_DATASET EXTRACT_:
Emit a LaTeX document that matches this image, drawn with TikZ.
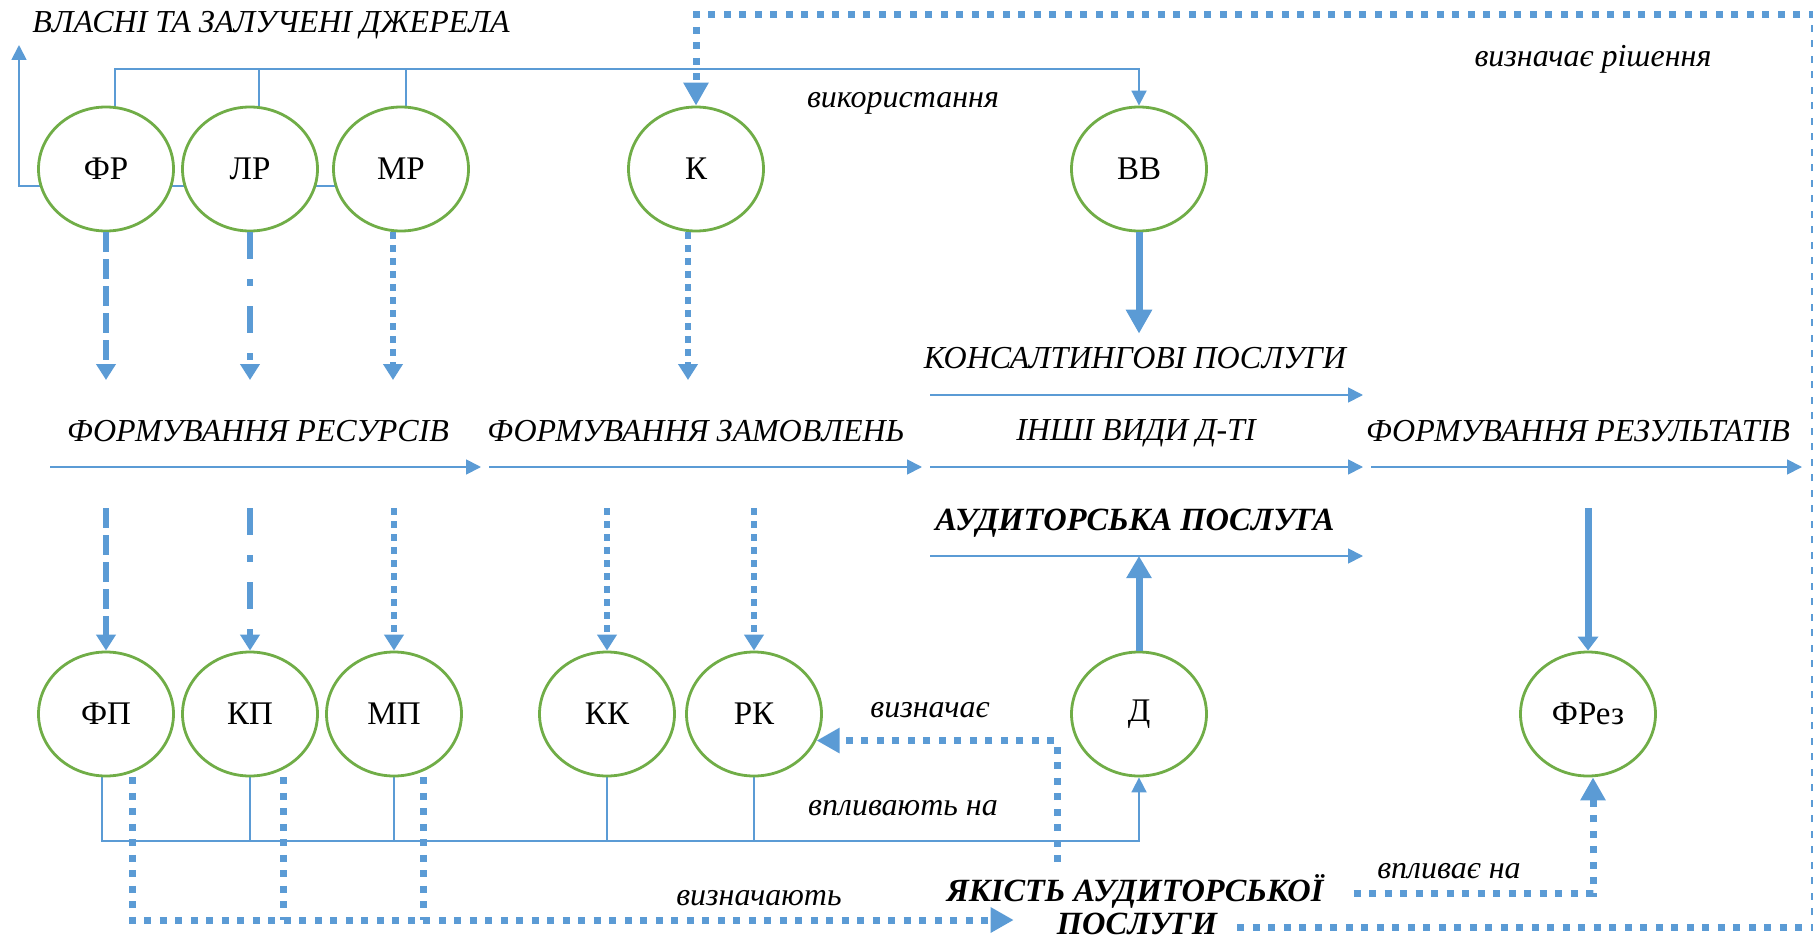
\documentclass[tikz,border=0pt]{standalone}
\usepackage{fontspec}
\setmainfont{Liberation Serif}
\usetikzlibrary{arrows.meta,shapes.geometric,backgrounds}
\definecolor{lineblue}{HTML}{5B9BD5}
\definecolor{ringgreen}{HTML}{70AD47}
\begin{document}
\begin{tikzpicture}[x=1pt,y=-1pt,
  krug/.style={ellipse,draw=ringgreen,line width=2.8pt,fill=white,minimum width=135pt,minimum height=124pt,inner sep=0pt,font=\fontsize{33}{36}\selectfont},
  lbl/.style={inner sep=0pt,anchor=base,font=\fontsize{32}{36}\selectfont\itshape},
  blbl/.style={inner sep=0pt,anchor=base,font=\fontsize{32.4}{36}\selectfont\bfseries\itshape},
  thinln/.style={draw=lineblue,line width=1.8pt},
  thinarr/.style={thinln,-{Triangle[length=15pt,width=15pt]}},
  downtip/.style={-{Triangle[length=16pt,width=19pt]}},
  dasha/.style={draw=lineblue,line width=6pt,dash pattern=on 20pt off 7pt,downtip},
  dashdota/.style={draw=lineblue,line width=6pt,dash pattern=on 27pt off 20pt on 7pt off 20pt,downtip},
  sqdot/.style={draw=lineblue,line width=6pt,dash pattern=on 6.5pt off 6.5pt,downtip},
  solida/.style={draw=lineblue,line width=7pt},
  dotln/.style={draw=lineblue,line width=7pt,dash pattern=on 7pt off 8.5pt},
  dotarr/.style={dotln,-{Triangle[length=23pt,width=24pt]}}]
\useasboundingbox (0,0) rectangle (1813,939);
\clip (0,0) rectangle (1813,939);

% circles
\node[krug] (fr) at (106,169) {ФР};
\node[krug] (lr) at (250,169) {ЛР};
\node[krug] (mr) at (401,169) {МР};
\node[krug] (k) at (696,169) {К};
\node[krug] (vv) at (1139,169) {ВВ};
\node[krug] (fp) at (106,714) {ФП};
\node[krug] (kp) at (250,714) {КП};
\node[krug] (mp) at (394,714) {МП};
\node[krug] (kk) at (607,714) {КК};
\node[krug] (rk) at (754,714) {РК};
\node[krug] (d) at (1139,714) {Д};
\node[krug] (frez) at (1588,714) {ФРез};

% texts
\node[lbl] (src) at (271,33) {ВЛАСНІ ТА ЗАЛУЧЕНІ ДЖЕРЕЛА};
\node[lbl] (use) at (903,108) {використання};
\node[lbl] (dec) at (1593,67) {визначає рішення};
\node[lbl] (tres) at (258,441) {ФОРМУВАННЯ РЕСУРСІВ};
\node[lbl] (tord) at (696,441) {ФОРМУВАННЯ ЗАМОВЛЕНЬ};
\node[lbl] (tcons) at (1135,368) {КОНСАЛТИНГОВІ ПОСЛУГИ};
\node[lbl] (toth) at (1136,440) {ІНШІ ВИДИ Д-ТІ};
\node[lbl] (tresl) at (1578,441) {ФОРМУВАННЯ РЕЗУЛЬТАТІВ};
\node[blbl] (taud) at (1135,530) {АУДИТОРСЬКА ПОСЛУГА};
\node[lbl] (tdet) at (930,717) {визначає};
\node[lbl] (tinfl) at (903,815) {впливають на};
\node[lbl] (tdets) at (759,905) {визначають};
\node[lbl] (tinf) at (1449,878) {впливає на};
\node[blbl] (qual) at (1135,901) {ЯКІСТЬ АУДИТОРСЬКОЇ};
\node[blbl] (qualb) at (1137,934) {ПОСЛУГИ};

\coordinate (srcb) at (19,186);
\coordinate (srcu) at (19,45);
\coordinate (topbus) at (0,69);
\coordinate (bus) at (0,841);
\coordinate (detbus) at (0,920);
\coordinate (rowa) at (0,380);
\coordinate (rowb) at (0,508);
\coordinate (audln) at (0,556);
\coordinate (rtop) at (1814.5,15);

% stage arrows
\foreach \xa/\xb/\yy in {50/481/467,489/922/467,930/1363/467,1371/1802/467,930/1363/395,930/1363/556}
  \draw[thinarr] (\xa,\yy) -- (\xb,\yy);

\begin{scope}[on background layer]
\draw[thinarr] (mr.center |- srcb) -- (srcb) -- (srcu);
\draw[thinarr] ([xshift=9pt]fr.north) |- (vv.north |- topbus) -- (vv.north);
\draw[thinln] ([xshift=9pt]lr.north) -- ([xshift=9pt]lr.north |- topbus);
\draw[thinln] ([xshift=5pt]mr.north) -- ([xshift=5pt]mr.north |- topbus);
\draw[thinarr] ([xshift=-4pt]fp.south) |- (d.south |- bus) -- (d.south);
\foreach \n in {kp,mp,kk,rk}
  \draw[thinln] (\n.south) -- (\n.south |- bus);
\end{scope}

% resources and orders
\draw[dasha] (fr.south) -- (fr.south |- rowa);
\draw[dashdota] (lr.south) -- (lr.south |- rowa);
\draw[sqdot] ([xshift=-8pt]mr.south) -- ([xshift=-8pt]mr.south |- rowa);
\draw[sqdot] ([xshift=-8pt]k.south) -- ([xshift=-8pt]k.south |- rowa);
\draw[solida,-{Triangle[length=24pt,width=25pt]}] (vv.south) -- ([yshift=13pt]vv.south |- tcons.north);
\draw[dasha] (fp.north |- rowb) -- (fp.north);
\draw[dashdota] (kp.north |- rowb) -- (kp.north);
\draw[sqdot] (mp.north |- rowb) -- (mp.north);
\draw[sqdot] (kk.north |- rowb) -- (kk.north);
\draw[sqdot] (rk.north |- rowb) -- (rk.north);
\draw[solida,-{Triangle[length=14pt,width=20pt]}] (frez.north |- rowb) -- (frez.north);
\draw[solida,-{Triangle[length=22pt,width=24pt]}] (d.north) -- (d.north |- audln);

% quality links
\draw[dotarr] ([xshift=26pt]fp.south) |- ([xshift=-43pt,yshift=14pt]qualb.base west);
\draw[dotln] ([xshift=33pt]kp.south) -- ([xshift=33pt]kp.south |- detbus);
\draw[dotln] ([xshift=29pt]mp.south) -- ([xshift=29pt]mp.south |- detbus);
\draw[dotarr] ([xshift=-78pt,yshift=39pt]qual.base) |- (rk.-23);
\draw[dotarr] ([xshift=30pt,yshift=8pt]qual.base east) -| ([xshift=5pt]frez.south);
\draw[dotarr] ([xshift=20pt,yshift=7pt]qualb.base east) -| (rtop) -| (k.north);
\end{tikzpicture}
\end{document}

_AIM OF THE TASK_:
Copy every line of the data exactly as written, excluding the pictures.

_WRITTEN SOLUTION_:
Emit a LaTeX document that matches this image, drawn with TikZ.
\documentclass[tikz,border=0pt]{standalone}
\usepackage{fontspec}
\setmainfont{Liberation Serif}
\usetikzlibrary{arrows.meta,shapes.geometric,backgrounds}
\definecolor{lineblue}{HTML}{5B9BD5}
\definecolor{ringgreen}{HTML}{70AD47}
\begin{document}
\begin{tikzpicture}[x=1pt,y=-1pt,
  krug/.style={ellipse,draw=ringgreen,line width=2.8pt,fill=white,minimum width=135pt,minimum height=124pt,inner sep=0pt,font=\fontsize{33}{36}\selectfont},
  lbl/.style={inner sep=0pt,anchor=base,font=\fontsize{32}{36}\selectfont\itshape},
  blbl/.style={inner sep=0pt,anchor=base,font=\fontsize{32.4}{36}\selectfont\bfseries\itshape},
  thinln/.style={draw=lineblue,line width=1.8pt},
  thinarr/.style={thinln,-{Triangle[length=15pt,width=15pt]}},
  downtip/.style={-{Triangle[length=16pt,width=19pt]}},
  dasha/.style={draw=lineblue,line width=6pt,dash pattern=on 20pt off 7pt,downtip},
  dashdota/.style={draw=lineblue,line width=6pt,dash pattern=on 27pt off 20pt on 7pt off 20pt,downtip},
  sqdot/.style={draw=lineblue,line width=6pt,dash pattern=on 6.5pt off 6.5pt,downtip},
  solida/.style={draw=lineblue,line width=7pt},
  dotln/.style={draw=lineblue,line width=7pt,dash pattern=on 7pt off 8.5pt},
  dotarr/.style={dotln,-{Triangle[length=23pt,width=24pt]}}]
\useasboundingbox (0,0) rectangle (1813,939);
\clip (0,0) rectangle (1813,939);

% circles
\node[krug] (fr) at (106,169) {ФР};
\node[krug] (lr) at (250,169) {ЛР};
\node[krug] (mr) at (401,169) {МР};
\node[krug] (k) at (696,169) {К};
\node[krug] (vv) at (1139,169) {ВВ};
\node[krug] (fp) at (106,714) {ФП};
\node[krug] (kp) at (250,714) {КП};
\node[krug] (mp) at (394,714) {МП};
\node[krug] (kk) at (607,714) {КК};
\node[krug] (rk) at (754,714) {РК};
\node[krug] (d) at (1139,714) {Д};
\node[krug] (frez) at (1588,714) {ФРез};

% texts
\node[lbl] (src) at (271,33) {ВЛАСНІ ТА ЗАЛУЧЕНІ ДЖЕРЕЛА};
\node[lbl] (use) at (903,108) {використання};
\node[lbl] (dec) at (1593,67) {визначає рішення};
\node[lbl] (tres) at (258,441) {ФОРМУВАННЯ РЕСУРСІВ};
\node[lbl] (tord) at (696,441) {ФОРМУВАННЯ ЗАМОВЛЕНЬ};
\node[lbl] (tcons) at (1135,368) {КОНСАЛТИНГОВІ ПОСЛУГИ};
\node[lbl] (toth) at (1136,440) {ІНШІ ВИДИ Д-ТІ};
\node[lbl] (tresl) at (1578,441) {ФОРМУВАННЯ РЕЗУЛЬТАТІВ};
\node[blbl] (taud) at (1135,530) {АУДИТОРСЬКА ПОСЛУГА};
\node[lbl] (tdet) at (930,717) {визначає};
\node[lbl] (tinfl) at (903,815) {впливають на};
\node[lbl] (tdets) at (759,905) {визначають};
\node[lbl] (tinf) at (1449,878) {впливає на};
\node[blbl] (qual) at (1135,901) {ЯКІСТЬ АУДИТОРСЬКОЇ};
\node[blbl] (qualb) at (1137,934) {ПОСЛУГИ};

\coordinate (srcb) at (19,186);
\coordinate (srcu) at (19,45);
\coordinate (topbus) at (0,69);
\coordinate (bus) at (0,841);
\coordinate (detbus) at (0,920);
\coordinate (rowa) at (0,380);
\coordinate (rowb) at (0,508);
\coordinate (audln) at (0,556);
\coordinate (rtop) at (1814.5,15);

% stage arrows
\foreach \xa/\xb/\yy in {50/481/467,489/922/467,930/1363/467,1371/1802/467,930/1363/395,930/1363/556}
  \draw[thinarr] (\xa,\yy) -- (\xb,\yy);

\begin{scope}[on background layer]
\draw[thinarr] (mr.center |- srcb) -- (srcb) -- (srcu);
\draw[thinarr] ([xshift=9pt]fr.north) |- (vv.north |- topbus) -- (vv.north);
\draw[thinln] ([xshift=9pt]lr.north) -- ([xshift=9pt]lr.north |- topbus);
\draw[thinln] ([xshift=5pt]mr.north) -- ([xshift=5pt]mr.north |- topbus);
\draw[thinarr] ([xshift=-4pt]fp.south) |- (d.south |- bus) -- (d.south);
\foreach \n in {kp,mp,kk,rk}
  \draw[thinln] (\n.south) -- (\n.south |- bus);
\end{scope}

% resources and orders
\draw[dasha] (fr.south) -- (fr.south |- rowa);
\draw[dashdota] (lr.south) -- (lr.south |- rowa);
\draw[sqdot] ([xshift=-8pt]mr.south) -- ([xshift=-8pt]mr.south |- rowa);
\draw[sqdot] ([xshift=-8pt]k.south) -- ([xshift=-8pt]k.south |- rowa);
\draw[solida,-{Triangle[length=24pt,width=25pt]}] (vv.south) -- ([yshift=13pt]vv.south |- tcons.north);
\draw[dasha] (fp.north |- rowb) -- (fp.north);
\draw[dashdota] (kp.north |- rowb) -- (kp.north);
\draw[sqdot] (mp.north |- rowb) -- (mp.north);
\draw[sqdot] (kk.north |- rowb) -- (kk.north);
\draw[sqdot] (rk.north |- rowb) -- (rk.north);
\draw[solida,-{Triangle[length=14pt,width=20pt]}] (frez.north |- rowb) -- (frez.north);
\draw[solida,-{Triangle[length=22pt,width=24pt]}] (d.north) -- (d.north |- audln);

% quality links
\draw[dotarr] ([xshift=26pt]fp.south) |- ([xshift=-43pt,yshift=14pt]qualb.base west);
\draw[dotln] ([xshift=33pt]kp.south) -- ([xshift=33pt]kp.south |- detbus);
\draw[dotln] ([xshift=29pt]mp.south) -- ([xshift=29pt]mp.south |- detbus);
\draw[dotarr] ([xshift=-78pt,yshift=39pt]qual.base) |- (rk.-23);
\draw[dotarr] ([xshift=30pt,yshift=8pt]qual.base east) -| ([xshift=5pt]frez.south);
\draw[dotarr] ([xshift=20pt,yshift=7pt]qualb.base east) -| (rtop) -| (k.north);
\end{tikzpicture}
\end{document}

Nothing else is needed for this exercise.